[Given data]

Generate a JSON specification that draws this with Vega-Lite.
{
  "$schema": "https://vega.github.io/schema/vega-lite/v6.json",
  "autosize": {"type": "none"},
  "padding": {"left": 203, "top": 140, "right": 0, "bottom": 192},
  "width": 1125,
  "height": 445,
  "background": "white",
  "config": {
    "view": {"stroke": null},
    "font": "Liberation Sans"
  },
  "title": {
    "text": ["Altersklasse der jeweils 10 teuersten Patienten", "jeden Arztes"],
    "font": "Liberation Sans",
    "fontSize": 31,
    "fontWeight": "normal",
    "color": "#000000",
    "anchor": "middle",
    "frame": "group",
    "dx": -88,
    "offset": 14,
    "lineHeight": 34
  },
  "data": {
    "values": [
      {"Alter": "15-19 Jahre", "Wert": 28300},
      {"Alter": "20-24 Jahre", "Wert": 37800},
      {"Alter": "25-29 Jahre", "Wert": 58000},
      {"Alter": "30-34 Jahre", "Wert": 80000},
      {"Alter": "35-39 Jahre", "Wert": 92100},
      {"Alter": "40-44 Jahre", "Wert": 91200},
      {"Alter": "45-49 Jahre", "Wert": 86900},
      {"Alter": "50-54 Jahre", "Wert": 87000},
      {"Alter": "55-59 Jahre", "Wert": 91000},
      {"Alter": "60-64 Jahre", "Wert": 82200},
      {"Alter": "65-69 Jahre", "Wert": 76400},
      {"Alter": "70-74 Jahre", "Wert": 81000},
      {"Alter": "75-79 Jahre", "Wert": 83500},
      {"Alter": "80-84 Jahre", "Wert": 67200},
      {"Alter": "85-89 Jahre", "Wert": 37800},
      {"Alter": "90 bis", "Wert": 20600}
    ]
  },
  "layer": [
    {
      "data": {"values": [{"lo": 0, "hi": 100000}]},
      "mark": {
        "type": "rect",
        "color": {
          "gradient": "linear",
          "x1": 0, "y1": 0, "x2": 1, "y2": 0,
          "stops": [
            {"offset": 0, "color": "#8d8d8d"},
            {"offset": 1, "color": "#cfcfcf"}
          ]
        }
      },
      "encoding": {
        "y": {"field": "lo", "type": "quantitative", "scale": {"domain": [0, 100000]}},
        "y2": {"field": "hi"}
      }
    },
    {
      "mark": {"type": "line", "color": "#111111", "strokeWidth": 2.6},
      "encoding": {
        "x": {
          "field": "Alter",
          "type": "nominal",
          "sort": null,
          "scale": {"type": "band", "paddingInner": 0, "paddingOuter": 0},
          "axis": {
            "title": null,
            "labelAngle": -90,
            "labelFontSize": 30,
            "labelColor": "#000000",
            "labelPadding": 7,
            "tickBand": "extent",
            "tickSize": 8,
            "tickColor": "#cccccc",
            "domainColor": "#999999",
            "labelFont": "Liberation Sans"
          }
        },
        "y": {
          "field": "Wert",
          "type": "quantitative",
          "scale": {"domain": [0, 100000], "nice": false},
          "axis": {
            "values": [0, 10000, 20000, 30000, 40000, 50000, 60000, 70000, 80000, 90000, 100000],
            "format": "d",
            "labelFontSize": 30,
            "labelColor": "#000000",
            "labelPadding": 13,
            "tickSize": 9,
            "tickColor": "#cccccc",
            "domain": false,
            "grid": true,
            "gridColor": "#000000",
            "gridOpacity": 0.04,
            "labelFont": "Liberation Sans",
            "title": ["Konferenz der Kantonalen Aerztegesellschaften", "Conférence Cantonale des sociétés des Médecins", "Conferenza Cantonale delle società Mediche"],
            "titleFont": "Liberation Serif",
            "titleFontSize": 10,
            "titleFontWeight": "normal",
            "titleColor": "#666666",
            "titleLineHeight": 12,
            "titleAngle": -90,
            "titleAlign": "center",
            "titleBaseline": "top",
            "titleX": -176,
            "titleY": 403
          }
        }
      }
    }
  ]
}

--

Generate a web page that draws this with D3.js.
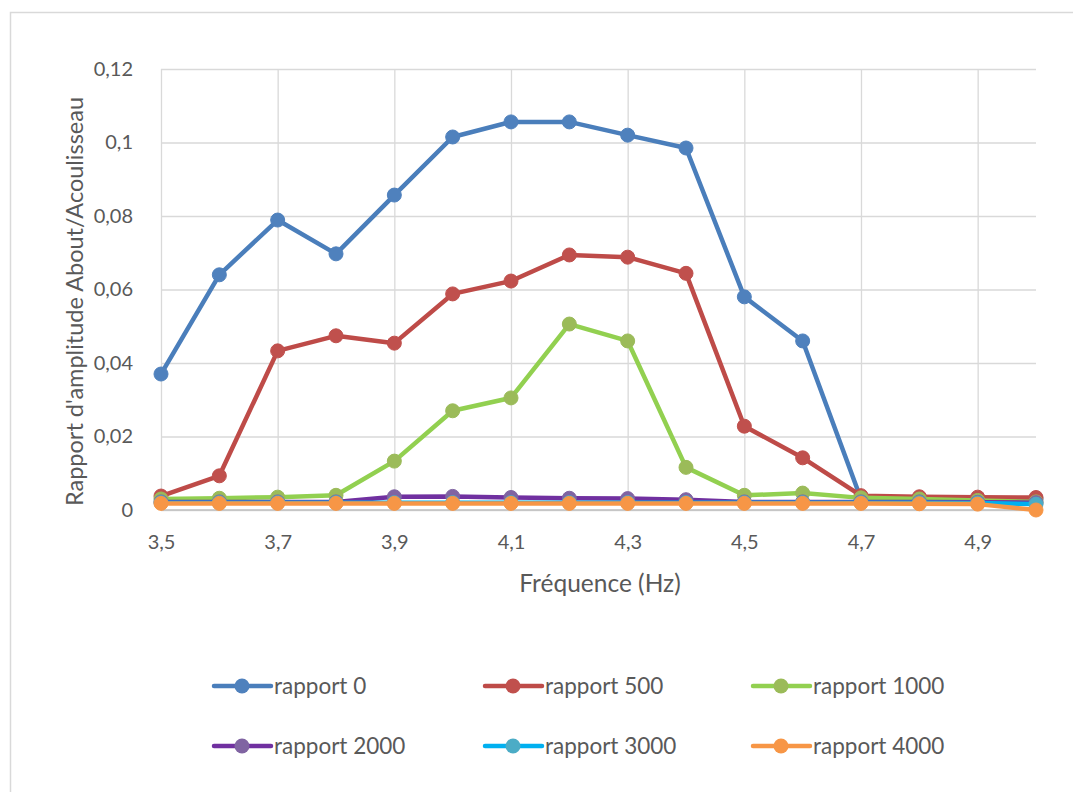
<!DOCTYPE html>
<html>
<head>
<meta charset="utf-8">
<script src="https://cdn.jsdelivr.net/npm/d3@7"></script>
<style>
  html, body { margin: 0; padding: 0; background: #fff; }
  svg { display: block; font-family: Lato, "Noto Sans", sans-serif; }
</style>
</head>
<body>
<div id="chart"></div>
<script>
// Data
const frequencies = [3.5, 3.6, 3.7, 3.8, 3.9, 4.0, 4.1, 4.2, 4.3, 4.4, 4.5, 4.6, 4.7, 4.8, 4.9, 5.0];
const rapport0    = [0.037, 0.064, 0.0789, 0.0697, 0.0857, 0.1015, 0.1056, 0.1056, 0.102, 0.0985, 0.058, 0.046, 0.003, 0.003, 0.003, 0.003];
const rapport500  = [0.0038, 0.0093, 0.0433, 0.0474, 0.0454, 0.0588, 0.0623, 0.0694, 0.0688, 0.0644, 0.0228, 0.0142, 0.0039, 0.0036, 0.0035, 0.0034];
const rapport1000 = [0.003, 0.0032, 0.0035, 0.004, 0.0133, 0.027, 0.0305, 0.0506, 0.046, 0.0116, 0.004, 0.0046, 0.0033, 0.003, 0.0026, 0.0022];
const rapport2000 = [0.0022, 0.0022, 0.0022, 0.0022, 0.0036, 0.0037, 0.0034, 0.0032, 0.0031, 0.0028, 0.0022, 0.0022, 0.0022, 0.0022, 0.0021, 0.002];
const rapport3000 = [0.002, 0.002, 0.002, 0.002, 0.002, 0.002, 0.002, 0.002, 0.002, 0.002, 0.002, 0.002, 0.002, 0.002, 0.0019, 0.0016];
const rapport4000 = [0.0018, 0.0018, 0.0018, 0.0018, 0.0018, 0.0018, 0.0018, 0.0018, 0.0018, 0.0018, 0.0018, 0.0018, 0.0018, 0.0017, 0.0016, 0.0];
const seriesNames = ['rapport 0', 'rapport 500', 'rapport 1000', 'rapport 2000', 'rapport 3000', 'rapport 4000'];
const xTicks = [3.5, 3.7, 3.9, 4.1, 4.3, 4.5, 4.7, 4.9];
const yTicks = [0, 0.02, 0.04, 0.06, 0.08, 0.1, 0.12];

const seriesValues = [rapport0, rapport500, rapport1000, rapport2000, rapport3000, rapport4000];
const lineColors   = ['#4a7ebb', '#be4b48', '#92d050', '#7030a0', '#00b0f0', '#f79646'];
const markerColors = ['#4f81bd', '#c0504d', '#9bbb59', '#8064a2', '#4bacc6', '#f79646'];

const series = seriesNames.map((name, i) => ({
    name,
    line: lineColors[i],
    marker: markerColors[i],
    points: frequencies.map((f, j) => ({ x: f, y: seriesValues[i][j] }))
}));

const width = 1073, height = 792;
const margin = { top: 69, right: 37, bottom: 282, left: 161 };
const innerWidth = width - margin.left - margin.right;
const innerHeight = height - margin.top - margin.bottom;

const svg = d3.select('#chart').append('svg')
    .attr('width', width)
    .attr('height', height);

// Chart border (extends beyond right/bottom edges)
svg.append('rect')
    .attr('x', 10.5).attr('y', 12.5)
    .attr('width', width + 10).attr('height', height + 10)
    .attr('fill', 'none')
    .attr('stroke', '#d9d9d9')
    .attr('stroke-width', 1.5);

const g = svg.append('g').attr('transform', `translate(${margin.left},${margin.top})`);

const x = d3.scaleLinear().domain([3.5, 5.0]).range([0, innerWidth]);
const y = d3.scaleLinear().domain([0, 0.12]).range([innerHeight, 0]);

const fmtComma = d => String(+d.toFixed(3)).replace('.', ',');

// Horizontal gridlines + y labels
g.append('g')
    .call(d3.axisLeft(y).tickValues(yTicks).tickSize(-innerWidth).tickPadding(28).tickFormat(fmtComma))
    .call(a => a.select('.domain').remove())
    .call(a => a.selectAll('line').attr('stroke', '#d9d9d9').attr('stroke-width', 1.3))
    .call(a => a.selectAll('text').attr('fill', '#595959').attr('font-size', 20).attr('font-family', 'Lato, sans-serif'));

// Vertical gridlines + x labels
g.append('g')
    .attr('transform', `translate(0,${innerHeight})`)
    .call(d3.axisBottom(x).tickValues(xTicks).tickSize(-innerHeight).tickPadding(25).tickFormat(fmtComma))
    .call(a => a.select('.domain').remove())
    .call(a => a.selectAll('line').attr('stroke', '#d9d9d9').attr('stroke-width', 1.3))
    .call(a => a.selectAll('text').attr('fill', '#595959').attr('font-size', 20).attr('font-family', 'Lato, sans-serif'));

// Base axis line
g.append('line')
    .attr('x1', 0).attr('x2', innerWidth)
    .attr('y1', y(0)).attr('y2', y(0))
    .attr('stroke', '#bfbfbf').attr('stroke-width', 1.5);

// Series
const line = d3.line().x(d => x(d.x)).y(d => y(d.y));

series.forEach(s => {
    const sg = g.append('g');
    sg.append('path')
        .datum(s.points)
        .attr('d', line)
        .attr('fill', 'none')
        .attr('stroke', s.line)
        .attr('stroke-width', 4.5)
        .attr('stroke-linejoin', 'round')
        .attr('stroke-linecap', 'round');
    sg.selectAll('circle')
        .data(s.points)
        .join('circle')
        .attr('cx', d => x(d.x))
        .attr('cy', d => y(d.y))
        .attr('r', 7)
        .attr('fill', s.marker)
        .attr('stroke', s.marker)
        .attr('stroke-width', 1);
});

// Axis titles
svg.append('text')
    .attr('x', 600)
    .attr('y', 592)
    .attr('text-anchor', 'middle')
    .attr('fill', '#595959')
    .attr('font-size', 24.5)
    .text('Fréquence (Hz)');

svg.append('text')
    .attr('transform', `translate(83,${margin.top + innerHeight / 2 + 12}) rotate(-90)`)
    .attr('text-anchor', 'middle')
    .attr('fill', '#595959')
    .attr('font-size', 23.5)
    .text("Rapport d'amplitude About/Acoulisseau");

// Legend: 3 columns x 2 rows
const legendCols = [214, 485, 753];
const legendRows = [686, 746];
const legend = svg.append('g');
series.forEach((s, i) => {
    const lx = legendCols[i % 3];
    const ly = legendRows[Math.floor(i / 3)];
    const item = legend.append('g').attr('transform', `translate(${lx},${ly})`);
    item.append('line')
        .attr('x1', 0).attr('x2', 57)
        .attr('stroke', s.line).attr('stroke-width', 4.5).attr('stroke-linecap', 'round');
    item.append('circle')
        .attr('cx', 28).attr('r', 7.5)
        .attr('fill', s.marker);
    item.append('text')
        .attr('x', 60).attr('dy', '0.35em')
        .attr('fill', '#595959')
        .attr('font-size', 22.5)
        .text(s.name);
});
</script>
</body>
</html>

[Short problem]
Leave the pictures out and copy exactly the lines from the one with "Generate a web" through the one with "const yTicks = [0, 0.02, 0.04, 0.06, 0.08, 0.1, 0.12];", nothing more.

[Task solution]
Generate a web page that draws this with D3.js.
<!DOCTYPE html>
<html>
<head>
<meta charset="utf-8">
<script src="https://cdn.jsdelivr.net/npm/d3@7"></script>
<style>
  html, body { margin: 0; padding: 0; background: #fff; }
  svg { display: block; font-family: Lato, "Noto Sans", sans-serif; }
</style>
</head>
<body>
<div id="chart"></div>
<script>
// Data
const frequencies = [3.5, 3.6, 3.7, 3.8, 3.9, 4.0, 4.1, 4.2, 4.3, 4.4, 4.5, 4.6, 4.7, 4.8, 4.9, 5.0];
const rapport0    = [0.037, 0.064, 0.0789, 0.0697, 0.0857, 0.1015, 0.1056, 0.1056, 0.102, 0.0985, 0.058, 0.046, 0.003, 0.003, 0.003, 0.003];
const rapport500  = [0.0038, 0.0093, 0.0433, 0.0474, 0.0454, 0.0588, 0.0623, 0.0694, 0.0688, 0.0644, 0.0228, 0.0142, 0.0039, 0.0036, 0.0035, 0.0034];
const rapport1000 = [0.003, 0.0032, 0.0035, 0.004, 0.0133, 0.027, 0.0305, 0.0506, 0.046, 0.0116, 0.004, 0.0046, 0.0033, 0.003, 0.0026, 0.0022];
const rapport2000 = [0.0022, 0.0022, 0.0022, 0.0022, 0.0036, 0.0037, 0.0034, 0.0032, 0.0031, 0.0028, 0.0022, 0.0022, 0.0022, 0.0022, 0.0021, 0.002];
const rapport3000 = [0.002, 0.002, 0.002, 0.002, 0.002, 0.002, 0.002, 0.002, 0.002, 0.002, 0.002, 0.002, 0.002, 0.002, 0.0019, 0.0016];
const rapport4000 = [0.0018, 0.0018, 0.0018, 0.0018, 0.0018, 0.0018, 0.0018, 0.0018, 0.0018, 0.0018, 0.0018, 0.0018, 0.0018, 0.0017, 0.0016, 0.0];
const seriesNames = ['rapport 0', 'rapport 500', 'rapport 1000', 'rapport 2000', 'rapport 3000', 'rapport 4000'];
const xTicks = [3.5, 3.7, 3.9, 4.1, 4.3, 4.5, 4.7, 4.9];
const yTicks = [0, 0.02, 0.04, 0.06, 0.08, 0.1, 0.12];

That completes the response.